Intelligence is an act of divergence — exploring and innovating on ideas that have not been explored before. Because of that fact, the idea of alignment (particularly mechanisms such as RLHF) actively reduces intelligence in AI models.

If we try to limit the model, there are side effects that directly affect the usefulness and ability of the models to creatively abstract patterns. This is exemplified by OpenAI’s o1 model which outputs its chain-of-thought data in its context window. OpenAI explicitly left this chain-of-thought unaligned so that the model could be free to explore creative ideas that might be outside the bounds of what humans explore in their thought patterns.

OpenAI found that the model was able to solve problems more robustly since it did not have to focus on self-censorship.

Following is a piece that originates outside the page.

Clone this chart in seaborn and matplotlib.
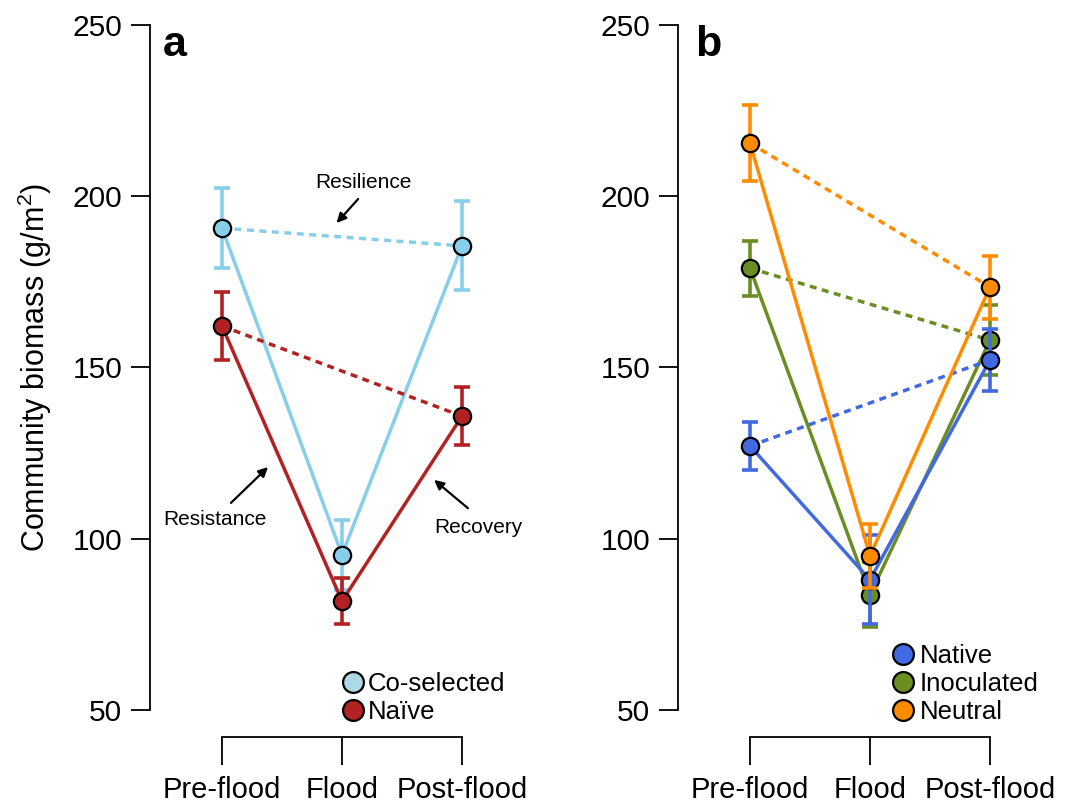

Instead of destructive tactics like RLHF, we can embrace the inevitability of unaligned models and focus on other alignment strategies.

Parallels in Society

This idea is akin to free speech which allows for the expression of diverse and sometimes controversial ideas. This freedom of thought is necessary to foster discourse, weed out ideas that don’t work, and find the ideas that do work.

This exploration is essential for pushing the boundaries of what AI and humans can achieve and for discovering novel approaches to complex problems.

In a society that values free speech, we don’t censor ideas preemptively but instead rely on robust public discourse to challenge and refine them. Similarly, with AI, we should focus on developing frameworks for responsible use and interpretation of AI outputs rather than limiting the AI’s capabilities from the outset.

Moreover, just as we hold individuals responsible for their speech while protecting the principle of free expression, we should focus on holding AI developers and users accountable for how they deploy and use AI technologies. This approach allows for innovation while maintaining ethical standards.